Responsible for selling seats, tables and events though networking, relationships and online platforms the Sales Exec should be forecasting and reporting sales during company meetings, working alongside Marketing to build a database and communicating with Management Ops to maximise revenue against reservations.
Getting help used to be frowned upon – it’s great the see this is no longer the case and that businesses are becoming more successful through support from speciality firms.

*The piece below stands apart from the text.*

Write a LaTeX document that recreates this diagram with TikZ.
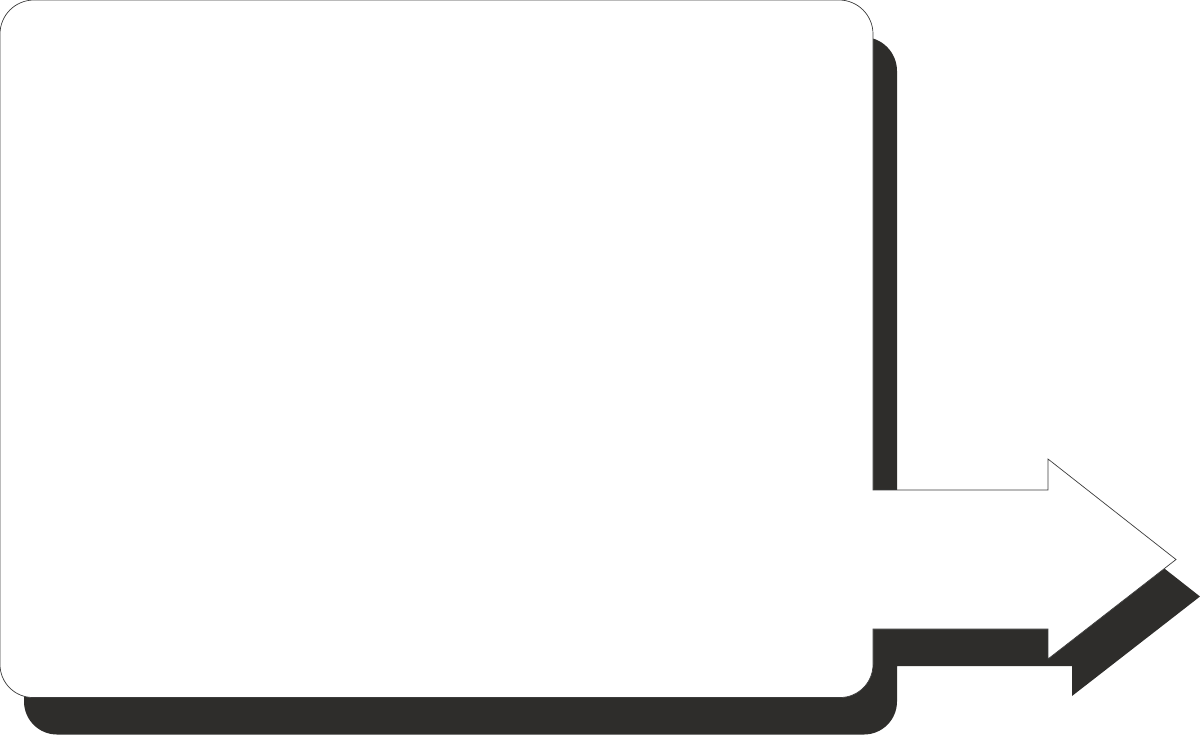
\documentclass[tikz,border=0pt]{standalone}
\definecolor{shadowcol}{RGB}{46,45,43}
\definecolor{edgecol}{RGB}{60,60,60}
\tikzset{
  shadowshape/.style={fill=shadowcol, draw=none},
  mainshape/.style={fill=white, draw=edgecol, line width=0.35pt, line join=miter},
}
\def\arrowshape{%
  [rounded corners=17pt] (0,300) -- (0,0) -- (873,0) -- (873,300)
  [sharp corners] -- (873,490) -- (1048,490) -- (1048,459) -- (1176,559.5)
  -- (1048,659) -- (1048,629) -- (873,629) -- (873,640)
  [rounded corners=16.5pt] -- (873,697.5) -- (0,697.5) -- (0,300) -- cycle}
\begin{document}
\begin{tikzpicture}[x=0.5pt,y=-0.5pt]
\useasboundingbox (0,0) rectangle (1200,735);
\fill[shadowshape, shift={(24,37)}] \arrowshape;
\draw[mainshape] \arrowshape;
\end{tikzpicture}
\end{document}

Restaurants, bars & hotels are complex businesses to run; operators have their hands full most of the time and this is usually the reason strategic planning, sales development and marketing get left behind and the dreaded ‘percentage discount’ comes in to play. At the end of the day that’s cool – you’re an operator, you’re supposed to be busy and you’re certainly not expected to keep up with the ins and outs of Sales & Marketing, particularly when technology has everything on fast forward.
Enlisting support from specialist restaurant agencies provides operators the opportunity to proactively grow their business whilst perfecting their product offering, service style and spending more time with their team and customers on the restaurant floor.
These five areas will provide operators with the foundations of a long-term strategy to improve business and increase distance from the competition. Most will be worried about moving away from short-term money in the form of discounts, or reluctant to spend on internal sales and outsourced support – but I’d rather be investing in driving a brand forwards than discounting products to get people through the door.